▸ TASK OBJECTIVE: Locate each line of the material that contains "chart", then return it.

▸ RECORD EXCERPTS:
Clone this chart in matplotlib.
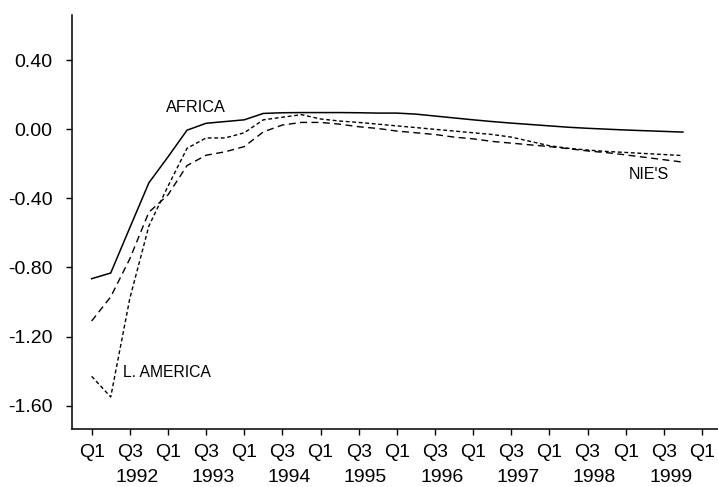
import matplotlib
matplotlib.use("Agg")
import matplotlib.pyplot as plt
import numpy as np

plt.rcParams['font.family'] = ['Liberation Sans', 'DejaVu Sans']
plt.rcParams['lines.scale_dashes'] = False

# Quarterly data, 1992Q1 .. 1999Q4
africa = [-0.865, -0.832, -0.57, -0.31, -0.16, -0.005, 0.035, 0.045,
          0.055, 0.092, 0.096, 0.097, 0.097, 0.097, 0.096, 0.094,
          0.094, 0.088, 0.077, 0.066, 0.055, 0.045, 0.036, 0.028,
          0.020, 0.012, 0.006, 0.001, -0.004, -0.008, -0.012, -0.016]
latin_america = [-1.43, -1.55, -0.98, -0.56, -0.33, -0.11, -0.05, -0.05,
                 -0.02, 0.055, 0.07, 0.085, 0.06, 0.048, 0.04, 0.03,
                 0.02, 0.01, 0.0, -0.01, -0.02, -0.03, -0.045, -0.07,
                 -0.095, -0.11, -0.12, -0.128, -0.134, -0.14, -0.146, -0.152]
nies = [-1.11, -0.97, -0.75, -0.48, -0.38, -0.21, -0.15, -0.13,
        -0.10, -0.015, 0.025, 0.04, 0.04, 0.03, 0.015, 0.005,
        -0.01, -0.02, -0.03, -0.045, -0.055, -0.07, -0.08, -0.09,
        -0.10, -0.112, -0.125, -0.135, -0.148, -0.162, -0.176, -0.19]

quarter_labels = ['Q1', 'Q3'] * 8 + ['Q1']
years = ['1992', '1993', '1994', '1995', '1996', '1997', '1998', '1999']
y_ticks = [0.40, 0.00, -0.40, -0.80, -1.20, -1.60]
y_tick_labels = ['0.40', '0.00', '-0.40', '-0.80', '-1.20', '-1.60']

x = np.arange(len(africa))

fig = plt.figure(figsize=(7.18, 4.87), dpi=100)
ax = fig.add_axes([72/718, 1 - 429.3/487, 1 - 72/718, (429.3 - 15)/487])

ax.plot(x, africa, color='black', lw=1.1, solid_joinstyle='miter')
ax.plot(x, latin_america, color='black', lw=1.0, linestyle=(0, (2.8, 1.9)))
ax.plot(x, nies, color='black', lw=1.0, linestyle=(0, (5.0, 3.2)))

ax.set_xlim(-1.03, 32.84)
ax.set_ylim(-1.737, 0.662)

xt = np.arange(0, 33, 2)
ax.set_xticks(xt)
ax.set_xticklabels(quarter_labels, fontsize=14)
ax.set_yticks(y_ticks)
ax.set_yticklabels(y_tick_labels, fontsize=14)

ax.tick_params(axis='x', direction='out', length=4.2, width=1.0, pad=6.2)
ax.tick_params(axis='y', direction='out', length=4.2, width=1.0, pad=10)

for s in ['top', 'right']:
    ax.spines[s].set_visible(False)
for s in ['left', 'bottom']:
    ax.spines[s].set_linewidth(1.1)

for k, yr in enumerate(years):
    ax.annotate(yr, xy=(2 + 4 * k, 0), xycoords=('data', 'axes fraction'),
                xytext=(5, -37.7), textcoords='offset points',
                ha='center', va='baseline', fontsize=14)

ax.text(3.9, 0.125, 'AFRICA', fontsize=11.7, ha='left', va='center')
ax.text(1.66, -1.41, 'L. AMERICA', fontsize=11.3, ha='left', va='center')
ax.text(28.14, -0.264, "NIE'S", fontsize=11.5, ha='left', va='center')

fig.savefig('out.png', dpi=100, facecolor='white')
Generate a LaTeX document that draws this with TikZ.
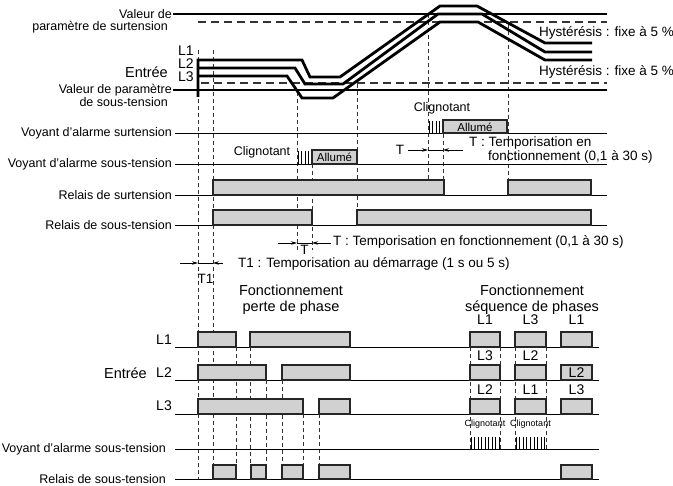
\documentclass[tikz,border=0pt]{standalone}
\usepackage{fontspec}
\setmainfont{Liberation Sans}
\usetikzlibrary{arrows.meta}
\begin{document}
\begin{tikzpicture}[x=1pt,y=-1pt,
  lab/.style={font=\fontsize{12.5}{14}\selectfont, inner sep=0pt},
  ann/.style={font=\fontsize{13.5}{15}\selectfont, inner sep=0pt},
  big/.style={font=\fontsize{14.5}{15.5}\selectfont, inner sep=0pt},
  lname/.style={font=\fontsize{14}{15}\selectfont, inner sep=0pt},
  small/.style={font=\fontsize{9}{10}\selectfont, inner sep=0pt},
  boxtxt/.style={font=\fontsize{11.5}{12}\selectfont, inner sep=0pt},
  base/.style={line width=0.9pt, draw=black},
  sig/.style={draw=black!85, fill=black!18, line width=1.2pt},
  dsh/.style={draw=black!80, line width=0.7pt, dash pattern=on 4pt off 3pt},
  hdsh/.style={draw=black!80, line width=1.1pt, dash pattern=on 8pt off 5pt},
  setl/.style={line width=2.4pt},
  inp/.style={line width=2.8pt, line join=miter, line cap=butt},
  flash/.style={line width=0.8pt},
  arr/.style={-{Stealth[length=6pt,width=3.5pt]}, line width=0.7pt}]

\useasboundingbox (0,0) rectangle (673,486);

% ---------- dashed verticals (drawn first) ----------
\draw[dsh] (198,50) -- (198,479);
\draw[dsh] (213,50) -- (213,479);
\draw[dsh] (297,92) -- (297,250);
\draw[dsh] (312,150) -- (312,250);
\draw[dsh] (357,84) -- (357,210);
\draw[dsh] (428,14) -- (428,180);
\draw[dsh] (443,120) -- (443,180);
\draw[dsh] (508,24) -- (508,180);
\foreach \x in {236,250} \draw[dsh] (\x,347) -- (\x,479);
\foreach \x in {266,282} \draw[dsh] (\x,380) -- (\x,479);
\foreach \x in {303,319} \draw[dsh] (\x,414) -- (\x,479);
\foreach \x in {470,500,515,546} \draw[dsh] (\x,347) -- (\x,449);

% ---------- top: input voltages ----------
\node[lab, anchor=east] (vs1) at (172,14) {Valeur de};
\node[lab, anchor=east] (vs2) at (168,27) {paramètre de surtension};
\draw[setl] (173,14) -- (607,14);
\draw[hdsh] (198,22) -- (607,22);
\draw[hdsh] (201,83) -- (607,83);
\draw[setl] (173,90) -- (607,90);
\node[lab, anchor=east] (vu1) at (172,90) {Valeur de paramètre};
\node[lab, anchor=east] (vu2) at (168,102) {de sous-tension};
\node[ann, anchor=west] (h1) at (539,33) {Hystérésis : fixe à 5 \%};
\node[ann, anchor=west] (h2) at (539,72) {Hystérésis : fixe à 5 \%};

\node[big, anchor=east] (entree) at (168,72) {Entrée};
\node[lname, anchor=west] (tl1) at (178,51) {L1};
\node[lname, anchor=west] (tl2) at (178,64) {L2};
\node[lname, anchor=west] (tl3) at (178,77) {L3};

\draw[inp] (198,97) -- (198,60) -- (302,60) -- (310,77) -- (340,77) -- (440,6) -- (477,6) -- (545,43) -- (592,43);
\draw[inp] (198,68) -- (295,68) -- (305,84) -- (343,84) -- (438,14) -- (482,14) -- (545,52) -- (592,52);
\draw[inp] (198,76) -- (287,76) -- (302,98) -- (333,98) -- (440,22) -- (478,22) -- (545,60) -- (592,60);

% ---------- alarm / relay rows ----------
\node[lab, anchor=east] (vas) at (172,133) {Voyant d'alarme surtension};
\draw[base] (175,133) -- (607,133);
\node[lab] (cl1) at (442,108) {Clignotant};
\foreach \x in {429,432.5,436,439.5} \draw[flash] (\x,121) -- (\x,133);
\draw[sig] (443,120) rectangle (507,133);
\node[boxtxt] (al1) at (475,127) {Allumé};

\node[lab, anchor=east] (vau) at (172,164) {Voyant d'alarme sous-tension};
\draw[base] (175,164) -- (607,164);
\node[lab] (cl2) at (262,152) {Clignotant};
\foreach \x in {298,301.5,305,308.5} \draw[flash] (\x,151) -- (\x,164);
\draw[sig] (312,150) rectangle (357,164);
\node[boxtxt] (al2) at (334.5,157.5) {Allumé};

\node[lab, anchor=east] (rs) at (172,195) {Relais de surtension};
\draw[base] (175,195) -- (607,195);
\draw[sig] (213,180) rectangle (444,195);
\draw[sig] (508,180) rectangle (591,195);

\node[lab, anchor=east] (ru) at (172,225) {Relais de sous-tension};
\draw[base] (175,225) -- (607,225);
\draw[sig] (213,210) rectangle (312,225);
\draw[sig] (357,210) rectangle (591,225);

% ---------- time annotations ----------
\node[ann] (tt) at (400,150) {T};
\draw[arr] (408,150) -- (428,150);
\draw[arr] (463,150) -- (443,150);
\draw[line width=0.7pt] (428,150) -- (443,150);
\node[ann, anchor=west] (tta) at (469,143) {T : Temporisation en};
\node[ann, anchor=west] (ttb) at (488,157) {fonctionnement (0,1 à 30 s)};

\draw[arr] (278,243) -- (297,243);
\draw[arr] (331,243) -- (312,243);
\draw[line width=0.7pt] (297,243) -- (312,243);
\node[ann] (t2) at (304.5,249.5) {T};
\node[ann, anchor=west] (t2a) at (333,242) {T : Temporisation en fonctionnement (0,1 à 30 s)};

\draw[arr] (180,263) -- (198,263);
\draw[arr] (223,263) -- (213,263);
\draw[line width=0.7pt] (198,263) -- (213,263);
\node[ann] (t1) at (205.5,279) {T1};
\node[ann, anchor=west] (t1a) at (238,264) {T1 : Temporisation au démarrage (1 s ou 5 s)};

% ---------- bottom: phase loss / sequence ----------
\node[big, align=center] (fpp) at (291,300) {Fonctionnement\\perte de phase};
\node[big, align=center] (fsp) at (532,300) {Fonctionnement\\séquence de phases};

% L1 row
\node[lname, anchor=east] (bl1) at (172,340) {L1};
\draw[base] (175,347) -- (599,347);
\foreach \a/\b in {198/236,250/350,470/500,515/546,561/592} \draw[sig] (\a,332) rectangle (\b,347);
% L2 row
\node[big, anchor=east] (ent2) at (147,373) {Entrée};
\node[lname, anchor=east] (bl2) at (172,373) {L2};
\draw[base] (175,380) -- (599,380);
\foreach \a/\b in {198/266,282/350,470/500,515/546,561/592} \draw[sig] (\a,365) rectangle (\b,380);
% L3 row
\node[lname, anchor=east] (bl3) at (172,406) {L3};
\draw[base] (175,414) -- (599,414);
\foreach \a/\b in {198/303,319/350,470/500,515/546,561/592} \draw[sig] (\a,399) rectangle (\b,414);

% sequence labels
\node[lname] (s1) at (485,320) {L1};
\node[lname] (s2) at (530.5,320) {L3};
\node[lname] (s3) at (576.5,320) {L1};
\node[lname] (s4) at (485,356) {L3};
\node[lname] (s5) at (530.5,356) {L2};
\node[lname] (s6) at (576.5,373) {L2};
\node[lname] (s7) at (485,390) {L2};
\node[lname] (s8) at (530.5,390) {L1};
\node[lname] (s9) at (576.5,390) {L3};

% under-voltage alarm (bottom)
\node[lab, anchor=east] (vab) at (166,449) {Voyant d'alarme sous-tension};
\draw[base] (175,449) -- (599,449);
\node[small] (c3) at (485,424) {Clignotant};
\node[small] (c4) at (530.5,424) {Clignotant};
\foreach \i in {0,...,8} {
  \draw[flash] (471+3.5*\i,437) -- (471+3.5*\i,449);
  \draw[flash] (516+3.6*\i,437) -- (516+3.6*\i,449);
}

% under-voltage relay (bottom)
\node[lab, anchor=east] (rub) at (166,479) {Relais de sous-tension};
\draw[base] (175,479) -- (599,479);
\foreach \a/\b in {213/236,251/266,282/303,319/350,561/592} \draw[sig] (\a,465) rectangle (\b,479);

\end{tikzpicture}
\end{document}
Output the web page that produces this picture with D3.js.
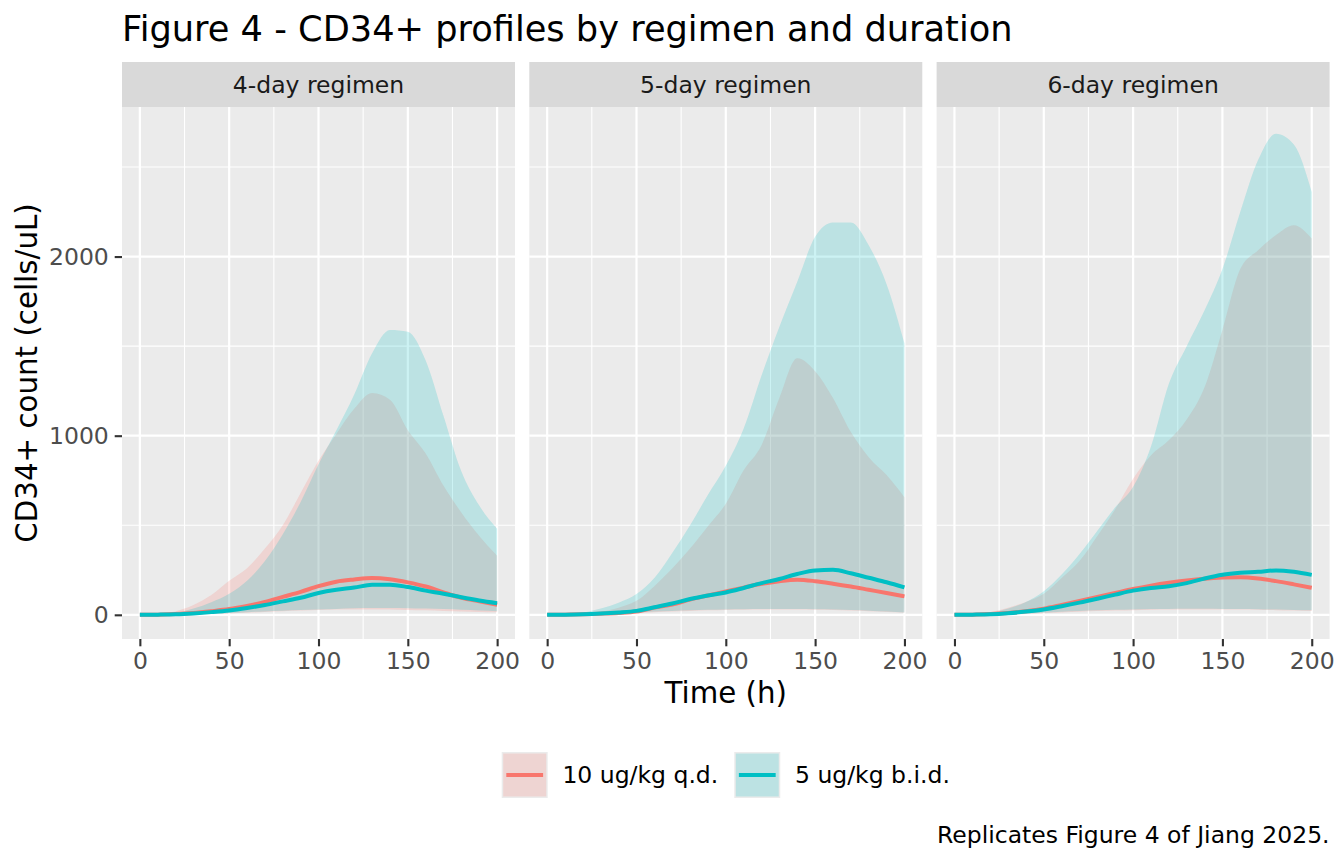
<!DOCTYPE html>
<html>
<head>
<meta charset="utf-8">
<script src="https://cdn.jsdelivr.net/npm/d3@7"></script>
<style>
  body { margin: 0; background: #fff; }
  text { font-family: "DejaVu Sans", sans-serif; }
</style>
</head>
<body>
<div id="chart"></div>
<script>

// time grid (h) and facet / group names
var hours = [0, 10, 20, 30, 40, 50, 60, 70, 80, 90, 100, 110, 120, 130, 140, 150, 160, 170, 180, 190, 200];
var regimens = ["4-day regimen", "5-day regimen", "6-day regimen"];
var doses = ["10 ug/kg q.d.", "5 ug/kg b.i.d."];
var xTicks = [0, 50, 100, 150, 200];
var yTicks = [0, 1000, 2000];

// 4-day regimen
var qd4Median  = [0, 1, 4, 10, 20, 32, 50, 72, 100, 128, 160, 185, 197, 205, 198, 181, 158, 125, 95, 75, 56];
var qd4Lower   = [0, 0, 1, 2, 5, 8, 12, 16, 20, 24, 27, 29, 30, 30, 29, 27, 25, 22, 19, 16, 14];
var qd4Upper   = [0, 3, 20, 55, 110, 190, 260, 370, 500, 680, 860, 1010, 1150, 1238, 1200, 1030, 900, 720, 570, 440, 330];
var bid4Median = [0, 1, 3, 8, 15, 24, 38, 55, 75, 95, 122, 140, 152, 168, 168, 155, 135, 118, 98, 80, 65];
var bid4Lower  = [0, 0, 1, 3, 6, 10, 15, 19, 23, 27, 30, 33, 36, 38, 38, 37, 35, 32, 28, 24, 20];
var bid4Upper  = [0, 2, 10, 35, 70, 117, 190, 300, 450, 630, 840, 1030, 1230, 1460, 1590, 1580, 1420, 1110, 800, 610, 480];

// 5-day regimen
var qd5Median  = [0, 1, 3, 6, 10, 18, 40, 58, 85, 108, 130, 152, 173, 188, 196, 188, 174, 158, 140, 122, 103];
var qd5Lower   = [0, 0, 1, 2, 5, 9, 14, 18, 22, 25, 27, 28, 29, 29, 29, 28, 27, 24, 20, 16, 12];
var qd5Upper   = [0, 1, 5, 18, 40, 78, 160, 258, 370, 495, 620, 807, 947, 1210, 1432, 1360, 1210, 1020, 880, 780, 657];
var bid5Median = [0, 1, 3, 7, 13, 22, 42, 63, 88, 108, 125, 150, 177, 200, 228, 248, 251, 232, 207, 182, 153];
var bid5Lower  = [0, 0, 1, 3, 7, 12, 18, 22, 26, 28, 30, 31, 32, 32, 32, 31, 30, 27, 23, 18, 13];
var bid5Upper  = [0, 2, 12, 35, 68, 116, 205, 345, 500, 670, 832, 1040, 1336, 1608, 1860, 2110, 2190, 2190, 2063, 1846, 1516];

// 6-day regimen
var qd6Median  = [0, 1, 4, 10, 20, 34, 55, 77, 100, 122, 144, 163, 179, 192, 202, 208, 210, 203, 188, 170, 151];
var qd6Lower   = [0, 0, 1, 2, 5, 9, 13, 17, 21, 24, 26, 28, 29, 30, 30, 30, 29, 28, 26, 24, 22];
var qd6Upper   = [0, 3, 15, 40, 72, 117, 205, 300, 440, 590, 760, 890, 974, 1090, 1270, 1590, 1930, 2035, 2120, 2175, 2101];
var bid6Median = [0, 1, 3, 9, 18, 30, 48, 68, 90, 113, 135, 150, 159, 177, 203, 224, 235, 240, 248, 240, 223];
var bid6Lower  = [0, 0, 1, 3, 7, 12, 17, 21, 25, 28, 30, 32, 33, 34, 34, 33, 32, 31, 29, 27, 25];
var bid6Upper  = [0, 2, 10, 35, 72, 132, 225, 340, 470, 600, 715, 940, 1290, 1500, 1700, 1930, 2250, 2540, 2685, 2625, 2361];

var colors = ["#F8766D", "#00BFC4"];

// group series per panel: [q.d., b.i.d.]
var panels = [
    [[qd4Median, qd4Lower, qd4Upper], [bid4Median, bid4Lower, bid4Upper]],
    [[qd5Median, qd5Lower, qd5Upper], [bid5Median, bid5Lower, bid5Upper]],
    [[qd6Median, qd6Lower, qd6Upper], [bid6Median, bid6Lower, bid6Upper]]
];

var W = 1344, H = 864;
var margin = { top: 107, left: 122, right: 14.4, bottom: 225 };
var panelGap = 14.3;
var stripH = 45;
var panelW = (W - margin.left - margin.right - 2 * panelGap) / 3;
var panelH = H - margin.top - margin.bottom;

var svg = d3.select("#chart").append("svg")
    .attr("width", W)
    .attr("height", H);

svg.append("rect").attr("width", W).attr("height", H).attr("fill", "#fff");

var y = d3.scaleLinear()
    .domain([-135, 2835])
    .range([margin.top + panelH, margin.top]);

// title
svg.append("text")
    .attr("x", margin.left)
    .attr("y", 41)
    .style("font-size", "35.2px")
    .attr("fill", "#000")
    .text("Figure 4 - CD34+ profiles by regimen and duration");

panels.forEach(function(groups, i) {
    var left = margin.left + i * (panelW + panelGap);

    var x = d3.scaleLinear()
        .domain([-10, 210])
        .range([left, left + panelW]);

    var g = svg.append("g");

    // strip
    g.append("rect")
        .attr("x", left).attr("y", margin.top - stripH)
        .attr("width", panelW).attr("height", stripH)
        .attr("fill", "#D9D9D9");
    g.append("text")
        .attr("x", left + panelW / 2)
        .attr("y", margin.top - stripH / 2)
        .attr("dy", "0.35em")
        .attr("text-anchor", "middle")
        .attr("fill", "#1A1A1A")
        .style("font-size", "23.5px")
        .text(regimens[i]);

    // panel background
    g.append("rect")
        .attr("x", left).attr("y", margin.top)
        .attr("width", panelW).attr("height", panelH)
        .attr("fill", "#EBEBEB");

    // minor grid
    [25, 75, 125, 175].forEach(function(t) {
        g.append("line")
            .attr("x1", x(t)).attr("x2", x(t))
            .attr("y1", margin.top).attr("y2", margin.top + panelH)
            .attr("stroke", "#fff").attr("stroke-width", 1.1);
    });
    [500, 1500, 2500].forEach(function(v) {
        g.append("line")
            .attr("x1", left).attr("x2", left + panelW)
            .attr("y1", y(v)).attr("y2", y(v))
            .attr("stroke", "#fff").attr("stroke-width", 1.1);
    });
    // major grid
    xTicks.forEach(function(t) {
        g.append("line")
            .attr("x1", x(t)).attr("x2", x(t))
            .attr("y1", margin.top).attr("y2", margin.top + panelH)
            .attr("stroke", "#fff").attr("stroke-width", 2.2);
    });
    yTicks.forEach(function(v) {
        g.append("line")
            .attr("x1", left).attr("x2", left + panelW)
            .attr("y1", y(v)).attr("y2", y(v))
            .attr("stroke", "#fff").attr("stroke-width", 2.2);
    });

    var area = d3.area()
        .x(function(d) { return x(d.t); })
        .y0(function(d) { return y(d.lo); })
        .y1(function(d) { return y(d.hi); })
        .curve(d3.curveMonotoneX);

    var line = d3.line()
        .x(function(d) { return x(d.t); })
        .y(function(d) { return y(d.mid); })
        .curve(d3.curveMonotoneX);

    var series = groups.map(function(s) {
        return hours.map(function(t, k) {
            return { t: t, mid: s[0][k], lo: s[1][k], hi: s[2][k] };
        });
    });

    // ribbons
    series.forEach(function(d, j) {
        g.append("path")
            .datum(d)
            .attr("d", area)
            .attr("fill", colors[j])
            .attr("fill-opacity", 0.2);
    });
    // medians
    series.forEach(function(d, j) {
        g.append("path")
            .datum(d)
            .attr("d", line)
            .attr("fill", "none")
            .attr("stroke", colors[j])
            .attr("stroke-width", 4);
    });

    // x axis
    var xAxis = g.append("g")
        .attr("transform", "translate(0," + (margin.top + panelH) + ")")
        .call(d3.axisBottom(x).tickValues(xTicks).tickSize(7.3).tickPadding(5.9));
    xAxis.select(".domain").remove();
    xAxis.selectAll("line").attr("stroke", "#333333").attr("stroke-width", 2.1);
    xAxis.selectAll("text")
        .attr("fill", "#4D4D4D")
        .style("font-size", "23.5px")
        .style("font-family", "DejaVu Sans");

    if (i === 0) {
        var yAxis = g.append("g")
            .attr("transform", "translate(" + left + ",0)")
            .call(d3.axisLeft(y).tickValues(yTicks).tickFormat(d3.format("d"))
                .tickSize(7.3).tickPadding(5.9));
        yAxis.select(".domain").remove();
        yAxis.selectAll("line").attr("stroke", "#333333").attr("stroke-width", 2.1);
        yAxis.selectAll("text")
            .attr("fill", "#4D4D4D")
            .style("font-size", "23.5px")
            .style("font-family", "DejaVu Sans");
    }
});

var plotMid = margin.left + (3 * panelW + 2 * panelGap) / 2;

// axis titles
svg.append("text")
    .attr("x", plotMid)
    .attr("y", 703)
    .attr("text-anchor", "middle")
    .style("font-size", "29.3px")
    .text("Time (h)");

svg.append("text")
    .attr("transform", "translate(37," + (margin.top + panelH / 2) + ") rotate(-90)")
    .attr("text-anchor", "middle")
    .style("font-size", "29.3px")
    .text("CD34+ count (cells/uL)");

// legend
var keySize = 46, legendY = 752;
var legend = svg.append("g");
var items = legend.selectAll("g.item")
    .data(doses)
    .enter().append("g")
    .attr("class", "item");

items.append("rect")
    .attr("width", keySize).attr("height", keySize)
    .attr("fill", "#EBEBEB");
items.append("rect")
    .attr("x", 1.5).attr("y", 1.5)
    .attr("width", keySize - 3).attr("height", keySize - 3)
    .attr("fill", function(d, j) { return colors[j]; })
    .attr("fill-opacity", 0.2);
items.append("line")
    .attr("x1", keySize * 0.1).attr("x2", keySize * 0.9)
    .attr("y1", keySize / 2).attr("y2", keySize / 2)
    .attr("stroke", function(d, j) { return colors[j]; })
    .attr("stroke-width", 4);
items.append("text")
    .attr("x", keySize + 14.7)
    .attr("y", keySize / 2)
    .attr("dy", "0.35em")
    .style("font-size", "23.5px")
    .text(function(d) { return d; });

var offsets = [], cursor = 0;
items.each(function() {
    offsets.push(cursor);
    cursor += keySize + 14.7 + d3.select(this).select("text").node().getComputedTextLength() + 16;
});
var legendW = cursor - 16;
var legendX = plotMid - legendW / 2;
items.attr("transform", function(d, j) {
    return "translate(" + (legendX + offsets[j]) + "," + legendY + ")";
});

// caption
svg.append("text")
    .attr("x", W - margin.right)
    .attr("y", 843)
    .attr("text-anchor", "end")
    .style("font-size", "23.5px")
    .text("Replicates Figure 4 of Jiang 2025.");

</script>
</body>
</html>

▸ OUTPUT FOR THIS TASK:
Clone this chart in matplotlib.
<div id="chart"></div>
var svg = d3.select("#chart").append("svg")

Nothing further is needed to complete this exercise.